▶ _WHAT TO WORK ON_:
Gather all lines in the entries that include the word "this".

· · · · ·

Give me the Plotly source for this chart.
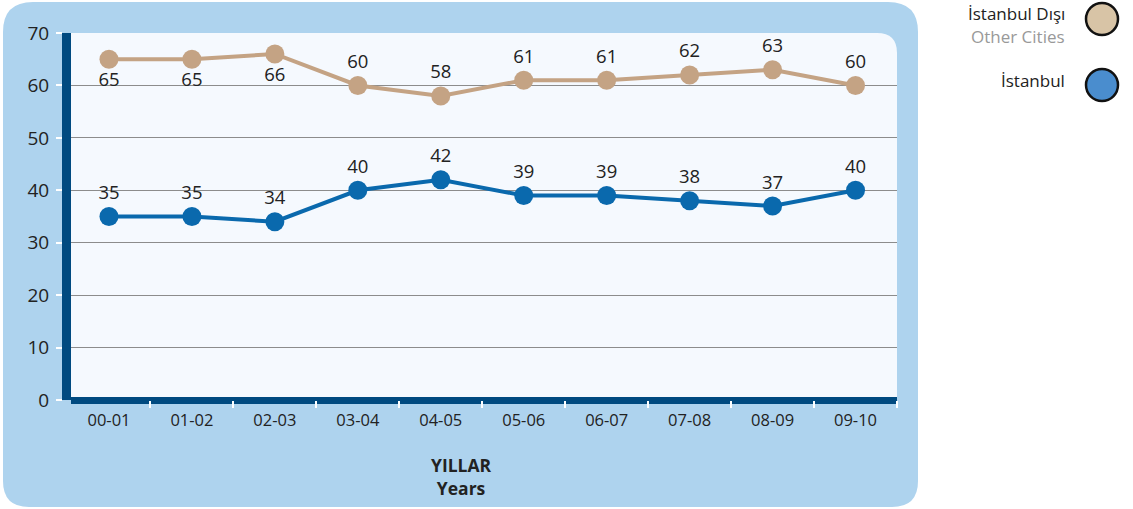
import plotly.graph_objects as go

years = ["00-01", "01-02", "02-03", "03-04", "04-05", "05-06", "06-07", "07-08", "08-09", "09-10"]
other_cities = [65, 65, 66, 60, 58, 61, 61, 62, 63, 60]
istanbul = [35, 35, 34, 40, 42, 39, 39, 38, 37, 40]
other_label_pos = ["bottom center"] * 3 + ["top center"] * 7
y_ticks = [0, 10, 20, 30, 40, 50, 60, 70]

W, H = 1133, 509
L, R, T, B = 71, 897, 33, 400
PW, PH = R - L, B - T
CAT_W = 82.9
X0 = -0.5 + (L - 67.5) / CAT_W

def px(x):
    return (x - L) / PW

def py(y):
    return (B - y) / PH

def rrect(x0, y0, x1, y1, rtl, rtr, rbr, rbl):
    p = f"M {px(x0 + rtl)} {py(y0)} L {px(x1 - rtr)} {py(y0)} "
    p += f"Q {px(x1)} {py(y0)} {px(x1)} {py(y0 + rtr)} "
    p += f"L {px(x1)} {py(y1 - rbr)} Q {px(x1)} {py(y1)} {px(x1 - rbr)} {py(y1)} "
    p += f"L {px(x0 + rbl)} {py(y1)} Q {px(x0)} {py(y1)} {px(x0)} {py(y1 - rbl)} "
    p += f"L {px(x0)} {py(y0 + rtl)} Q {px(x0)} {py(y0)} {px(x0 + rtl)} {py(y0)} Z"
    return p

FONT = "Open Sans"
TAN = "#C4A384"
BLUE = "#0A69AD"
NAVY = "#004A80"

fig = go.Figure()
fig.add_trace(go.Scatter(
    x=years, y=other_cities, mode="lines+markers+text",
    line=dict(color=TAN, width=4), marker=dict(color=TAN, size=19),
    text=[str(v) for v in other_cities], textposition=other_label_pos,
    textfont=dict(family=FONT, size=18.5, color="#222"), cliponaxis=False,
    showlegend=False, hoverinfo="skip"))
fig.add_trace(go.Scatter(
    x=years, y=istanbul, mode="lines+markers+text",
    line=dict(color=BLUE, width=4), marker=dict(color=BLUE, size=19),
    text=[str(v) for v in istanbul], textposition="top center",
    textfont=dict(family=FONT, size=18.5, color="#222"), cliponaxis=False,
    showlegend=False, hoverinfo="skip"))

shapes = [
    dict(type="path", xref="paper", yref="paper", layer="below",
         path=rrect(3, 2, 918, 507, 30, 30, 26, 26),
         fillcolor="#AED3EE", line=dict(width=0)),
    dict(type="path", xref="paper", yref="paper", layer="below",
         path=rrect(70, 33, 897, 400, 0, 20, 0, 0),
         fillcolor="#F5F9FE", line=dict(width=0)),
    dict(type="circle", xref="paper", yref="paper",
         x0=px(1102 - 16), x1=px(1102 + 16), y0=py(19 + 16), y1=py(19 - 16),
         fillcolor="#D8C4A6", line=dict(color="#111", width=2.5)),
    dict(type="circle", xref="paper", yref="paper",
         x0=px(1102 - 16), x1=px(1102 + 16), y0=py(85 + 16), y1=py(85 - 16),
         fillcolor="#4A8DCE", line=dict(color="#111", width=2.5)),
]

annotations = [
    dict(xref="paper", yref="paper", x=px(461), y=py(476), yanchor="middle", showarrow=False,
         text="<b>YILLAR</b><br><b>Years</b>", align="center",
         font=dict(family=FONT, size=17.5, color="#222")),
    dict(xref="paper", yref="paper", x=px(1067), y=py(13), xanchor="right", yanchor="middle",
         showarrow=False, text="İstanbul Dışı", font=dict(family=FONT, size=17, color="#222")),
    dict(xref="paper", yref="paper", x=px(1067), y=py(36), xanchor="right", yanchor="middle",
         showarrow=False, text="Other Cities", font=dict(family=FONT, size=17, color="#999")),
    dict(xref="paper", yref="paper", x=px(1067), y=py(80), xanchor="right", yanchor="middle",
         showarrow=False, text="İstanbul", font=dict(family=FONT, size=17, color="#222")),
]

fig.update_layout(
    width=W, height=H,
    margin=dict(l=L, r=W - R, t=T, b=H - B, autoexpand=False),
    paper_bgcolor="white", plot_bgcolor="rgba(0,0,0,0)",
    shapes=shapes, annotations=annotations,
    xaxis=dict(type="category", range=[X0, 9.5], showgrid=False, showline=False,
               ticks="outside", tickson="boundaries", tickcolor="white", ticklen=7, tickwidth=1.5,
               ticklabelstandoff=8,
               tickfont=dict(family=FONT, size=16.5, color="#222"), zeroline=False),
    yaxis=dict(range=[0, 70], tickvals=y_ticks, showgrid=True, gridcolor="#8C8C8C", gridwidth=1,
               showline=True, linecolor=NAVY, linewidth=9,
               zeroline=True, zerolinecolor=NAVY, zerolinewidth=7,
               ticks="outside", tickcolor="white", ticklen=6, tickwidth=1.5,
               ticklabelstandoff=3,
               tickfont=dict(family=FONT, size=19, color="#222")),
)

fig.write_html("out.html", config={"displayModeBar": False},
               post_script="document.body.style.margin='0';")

· · · · ·

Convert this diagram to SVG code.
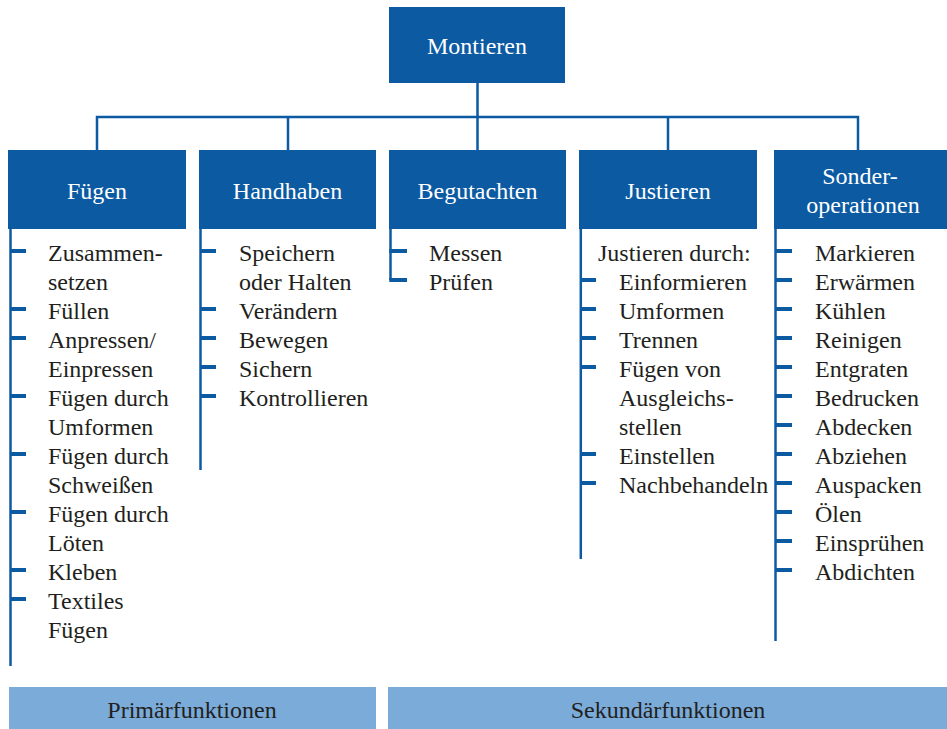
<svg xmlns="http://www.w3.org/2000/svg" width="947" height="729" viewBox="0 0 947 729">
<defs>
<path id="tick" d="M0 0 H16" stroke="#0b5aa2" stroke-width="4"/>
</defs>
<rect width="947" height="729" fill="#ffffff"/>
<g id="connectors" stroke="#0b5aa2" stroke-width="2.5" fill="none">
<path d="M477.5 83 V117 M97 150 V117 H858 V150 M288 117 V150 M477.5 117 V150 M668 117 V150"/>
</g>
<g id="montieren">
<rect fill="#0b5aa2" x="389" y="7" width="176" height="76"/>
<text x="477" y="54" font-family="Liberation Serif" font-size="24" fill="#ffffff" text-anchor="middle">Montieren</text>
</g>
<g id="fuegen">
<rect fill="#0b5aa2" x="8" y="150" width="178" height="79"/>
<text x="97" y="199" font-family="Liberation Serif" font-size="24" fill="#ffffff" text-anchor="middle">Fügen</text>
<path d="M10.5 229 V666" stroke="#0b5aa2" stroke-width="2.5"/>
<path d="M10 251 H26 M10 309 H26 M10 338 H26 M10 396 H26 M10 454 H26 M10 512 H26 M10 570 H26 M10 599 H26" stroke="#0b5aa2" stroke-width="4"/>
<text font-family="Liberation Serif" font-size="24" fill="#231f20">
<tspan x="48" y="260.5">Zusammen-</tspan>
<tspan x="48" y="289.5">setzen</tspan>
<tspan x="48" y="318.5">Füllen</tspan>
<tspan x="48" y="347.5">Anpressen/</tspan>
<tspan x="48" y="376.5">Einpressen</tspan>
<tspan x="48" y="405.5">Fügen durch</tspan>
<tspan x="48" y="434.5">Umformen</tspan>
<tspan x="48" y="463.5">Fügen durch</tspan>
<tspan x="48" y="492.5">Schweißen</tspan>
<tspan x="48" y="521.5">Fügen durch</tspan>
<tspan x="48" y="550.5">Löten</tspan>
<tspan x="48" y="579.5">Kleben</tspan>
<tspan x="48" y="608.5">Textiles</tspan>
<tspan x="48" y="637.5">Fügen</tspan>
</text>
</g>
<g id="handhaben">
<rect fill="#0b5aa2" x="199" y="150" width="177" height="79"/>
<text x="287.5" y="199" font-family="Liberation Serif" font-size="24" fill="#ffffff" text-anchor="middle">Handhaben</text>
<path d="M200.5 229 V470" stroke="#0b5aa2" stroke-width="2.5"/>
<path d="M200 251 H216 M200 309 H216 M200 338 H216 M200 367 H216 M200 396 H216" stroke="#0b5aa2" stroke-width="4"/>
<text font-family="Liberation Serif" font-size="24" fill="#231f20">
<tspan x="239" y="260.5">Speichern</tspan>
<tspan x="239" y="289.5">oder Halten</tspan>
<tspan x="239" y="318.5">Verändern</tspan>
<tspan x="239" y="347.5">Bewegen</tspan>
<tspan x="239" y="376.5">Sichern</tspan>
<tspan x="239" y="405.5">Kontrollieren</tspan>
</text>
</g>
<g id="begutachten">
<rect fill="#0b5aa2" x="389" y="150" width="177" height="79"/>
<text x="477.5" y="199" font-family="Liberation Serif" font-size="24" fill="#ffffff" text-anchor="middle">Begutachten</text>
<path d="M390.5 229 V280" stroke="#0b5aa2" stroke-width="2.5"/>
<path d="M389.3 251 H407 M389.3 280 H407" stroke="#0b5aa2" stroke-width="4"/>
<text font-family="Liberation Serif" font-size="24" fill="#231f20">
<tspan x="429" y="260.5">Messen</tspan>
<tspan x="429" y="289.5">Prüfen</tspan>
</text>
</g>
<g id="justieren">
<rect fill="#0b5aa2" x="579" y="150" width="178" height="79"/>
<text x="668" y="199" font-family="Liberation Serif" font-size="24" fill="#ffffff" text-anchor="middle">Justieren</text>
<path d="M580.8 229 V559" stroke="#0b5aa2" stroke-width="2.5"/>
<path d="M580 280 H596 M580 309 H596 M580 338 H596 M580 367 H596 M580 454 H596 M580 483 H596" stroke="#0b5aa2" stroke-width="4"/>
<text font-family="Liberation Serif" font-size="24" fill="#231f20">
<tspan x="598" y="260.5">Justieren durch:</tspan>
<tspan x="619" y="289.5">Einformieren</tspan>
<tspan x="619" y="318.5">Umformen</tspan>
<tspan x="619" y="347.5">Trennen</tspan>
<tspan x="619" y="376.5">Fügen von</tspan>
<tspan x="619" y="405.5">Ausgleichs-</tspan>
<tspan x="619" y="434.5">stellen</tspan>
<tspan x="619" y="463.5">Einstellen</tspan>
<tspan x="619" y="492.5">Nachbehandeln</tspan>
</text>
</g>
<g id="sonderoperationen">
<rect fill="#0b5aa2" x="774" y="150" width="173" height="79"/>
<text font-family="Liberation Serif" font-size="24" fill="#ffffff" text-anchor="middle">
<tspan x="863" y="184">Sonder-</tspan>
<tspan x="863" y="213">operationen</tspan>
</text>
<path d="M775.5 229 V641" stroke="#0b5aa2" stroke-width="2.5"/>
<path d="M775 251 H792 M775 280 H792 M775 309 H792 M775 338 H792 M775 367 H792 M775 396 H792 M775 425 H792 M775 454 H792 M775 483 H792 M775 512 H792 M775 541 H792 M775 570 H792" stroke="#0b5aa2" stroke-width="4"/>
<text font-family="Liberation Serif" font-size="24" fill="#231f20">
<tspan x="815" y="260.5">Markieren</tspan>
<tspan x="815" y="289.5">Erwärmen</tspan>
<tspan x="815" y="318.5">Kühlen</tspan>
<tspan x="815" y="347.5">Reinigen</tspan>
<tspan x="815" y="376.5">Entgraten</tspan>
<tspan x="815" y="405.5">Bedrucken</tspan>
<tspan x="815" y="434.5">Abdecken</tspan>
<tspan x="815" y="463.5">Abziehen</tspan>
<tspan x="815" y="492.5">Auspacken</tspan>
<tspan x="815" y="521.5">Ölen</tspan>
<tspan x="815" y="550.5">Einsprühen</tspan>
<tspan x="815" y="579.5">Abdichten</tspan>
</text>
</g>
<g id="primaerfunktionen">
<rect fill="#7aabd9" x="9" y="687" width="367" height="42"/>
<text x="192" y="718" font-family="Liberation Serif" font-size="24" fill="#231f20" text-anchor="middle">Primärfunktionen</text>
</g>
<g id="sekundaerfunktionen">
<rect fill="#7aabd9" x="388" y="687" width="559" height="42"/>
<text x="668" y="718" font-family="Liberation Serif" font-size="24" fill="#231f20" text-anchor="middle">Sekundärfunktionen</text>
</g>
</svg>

· · · · ·

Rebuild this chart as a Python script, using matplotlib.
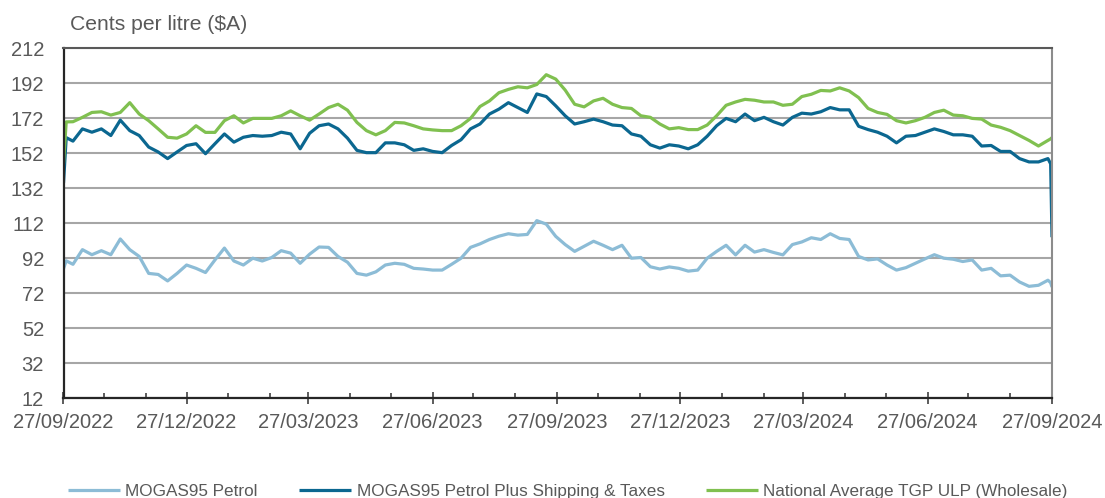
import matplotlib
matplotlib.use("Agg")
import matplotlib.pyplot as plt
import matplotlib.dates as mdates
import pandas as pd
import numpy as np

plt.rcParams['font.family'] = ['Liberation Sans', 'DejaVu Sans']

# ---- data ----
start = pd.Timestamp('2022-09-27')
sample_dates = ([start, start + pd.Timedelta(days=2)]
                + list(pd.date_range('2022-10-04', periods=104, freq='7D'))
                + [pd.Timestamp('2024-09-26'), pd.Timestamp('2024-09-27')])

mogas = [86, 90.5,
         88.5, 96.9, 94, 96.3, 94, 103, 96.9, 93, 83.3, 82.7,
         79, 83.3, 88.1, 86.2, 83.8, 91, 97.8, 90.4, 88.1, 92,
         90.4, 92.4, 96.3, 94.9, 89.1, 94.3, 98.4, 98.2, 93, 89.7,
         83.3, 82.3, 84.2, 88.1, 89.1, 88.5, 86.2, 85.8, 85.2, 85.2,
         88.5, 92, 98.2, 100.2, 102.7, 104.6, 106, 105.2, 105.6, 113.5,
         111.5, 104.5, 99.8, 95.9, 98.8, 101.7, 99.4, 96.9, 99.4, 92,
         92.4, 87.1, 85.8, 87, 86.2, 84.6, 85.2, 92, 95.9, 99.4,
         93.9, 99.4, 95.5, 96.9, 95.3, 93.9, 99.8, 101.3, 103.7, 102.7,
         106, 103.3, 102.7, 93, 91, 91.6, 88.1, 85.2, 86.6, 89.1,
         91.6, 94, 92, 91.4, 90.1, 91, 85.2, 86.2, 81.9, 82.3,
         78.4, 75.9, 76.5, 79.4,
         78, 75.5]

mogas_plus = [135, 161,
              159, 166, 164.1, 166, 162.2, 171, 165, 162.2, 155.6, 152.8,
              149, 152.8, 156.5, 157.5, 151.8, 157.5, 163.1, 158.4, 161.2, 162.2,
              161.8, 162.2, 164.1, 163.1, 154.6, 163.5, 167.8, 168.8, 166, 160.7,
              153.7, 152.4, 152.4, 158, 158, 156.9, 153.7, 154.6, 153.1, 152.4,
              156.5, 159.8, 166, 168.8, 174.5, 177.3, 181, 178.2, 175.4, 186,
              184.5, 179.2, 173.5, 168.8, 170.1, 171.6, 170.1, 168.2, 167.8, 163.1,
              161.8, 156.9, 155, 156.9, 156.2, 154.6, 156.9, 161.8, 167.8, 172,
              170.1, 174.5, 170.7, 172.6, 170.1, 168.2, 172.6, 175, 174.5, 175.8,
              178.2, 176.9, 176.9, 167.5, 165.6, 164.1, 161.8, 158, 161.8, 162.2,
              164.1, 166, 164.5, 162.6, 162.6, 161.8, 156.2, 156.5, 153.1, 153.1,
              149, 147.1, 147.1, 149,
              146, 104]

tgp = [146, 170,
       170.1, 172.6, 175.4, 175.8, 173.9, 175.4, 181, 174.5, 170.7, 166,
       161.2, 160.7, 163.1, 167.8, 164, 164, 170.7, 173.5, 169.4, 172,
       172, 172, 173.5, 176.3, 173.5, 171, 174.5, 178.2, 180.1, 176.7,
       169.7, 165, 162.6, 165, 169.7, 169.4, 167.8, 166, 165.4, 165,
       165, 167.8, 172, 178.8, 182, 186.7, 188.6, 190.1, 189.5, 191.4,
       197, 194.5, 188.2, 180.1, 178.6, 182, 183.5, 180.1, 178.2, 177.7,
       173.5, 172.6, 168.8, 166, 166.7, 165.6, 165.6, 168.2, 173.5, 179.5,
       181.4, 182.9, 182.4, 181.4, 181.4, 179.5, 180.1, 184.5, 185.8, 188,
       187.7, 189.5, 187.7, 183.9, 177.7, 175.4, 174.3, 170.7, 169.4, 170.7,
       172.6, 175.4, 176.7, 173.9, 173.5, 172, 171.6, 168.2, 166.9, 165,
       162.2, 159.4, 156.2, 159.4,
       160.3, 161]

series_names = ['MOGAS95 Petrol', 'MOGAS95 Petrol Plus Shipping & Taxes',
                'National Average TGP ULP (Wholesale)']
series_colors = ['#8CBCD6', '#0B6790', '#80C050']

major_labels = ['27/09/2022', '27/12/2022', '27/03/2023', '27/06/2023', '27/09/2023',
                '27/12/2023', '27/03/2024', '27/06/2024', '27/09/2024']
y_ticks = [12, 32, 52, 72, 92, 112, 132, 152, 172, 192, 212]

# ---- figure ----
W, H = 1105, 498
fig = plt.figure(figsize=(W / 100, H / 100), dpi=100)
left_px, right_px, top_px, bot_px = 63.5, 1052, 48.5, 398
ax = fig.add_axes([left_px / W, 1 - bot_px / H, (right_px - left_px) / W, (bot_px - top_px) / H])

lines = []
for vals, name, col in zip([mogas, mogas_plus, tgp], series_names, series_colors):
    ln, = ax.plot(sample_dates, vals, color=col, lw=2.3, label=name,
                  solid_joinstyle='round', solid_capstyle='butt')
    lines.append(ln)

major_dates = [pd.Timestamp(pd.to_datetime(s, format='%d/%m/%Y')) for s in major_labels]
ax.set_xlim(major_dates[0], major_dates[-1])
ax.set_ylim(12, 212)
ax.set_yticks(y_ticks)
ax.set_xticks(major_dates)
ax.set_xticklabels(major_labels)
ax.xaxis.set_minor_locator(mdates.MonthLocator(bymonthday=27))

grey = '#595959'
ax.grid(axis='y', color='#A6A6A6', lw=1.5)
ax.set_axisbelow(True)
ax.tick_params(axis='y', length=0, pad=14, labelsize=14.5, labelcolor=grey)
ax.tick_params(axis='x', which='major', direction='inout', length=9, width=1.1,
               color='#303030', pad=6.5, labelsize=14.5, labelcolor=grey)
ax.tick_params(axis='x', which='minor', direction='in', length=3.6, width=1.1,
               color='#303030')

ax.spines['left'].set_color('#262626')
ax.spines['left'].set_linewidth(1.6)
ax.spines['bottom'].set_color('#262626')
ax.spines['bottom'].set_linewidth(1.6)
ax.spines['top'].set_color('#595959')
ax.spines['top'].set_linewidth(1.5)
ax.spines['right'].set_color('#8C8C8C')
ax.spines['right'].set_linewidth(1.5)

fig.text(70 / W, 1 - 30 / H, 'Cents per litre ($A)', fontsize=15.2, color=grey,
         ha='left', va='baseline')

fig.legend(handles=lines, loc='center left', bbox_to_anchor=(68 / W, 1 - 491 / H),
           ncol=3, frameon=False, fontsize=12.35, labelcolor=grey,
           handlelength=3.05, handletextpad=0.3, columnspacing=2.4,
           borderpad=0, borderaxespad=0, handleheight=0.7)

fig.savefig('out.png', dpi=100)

· · · · ·

▶ _CORRECT OUTPUT_:
Give me the Plotly source for this chart.
Convert this diagram to SVG code.
Rebuild this chart as a Python script, using matplotlib.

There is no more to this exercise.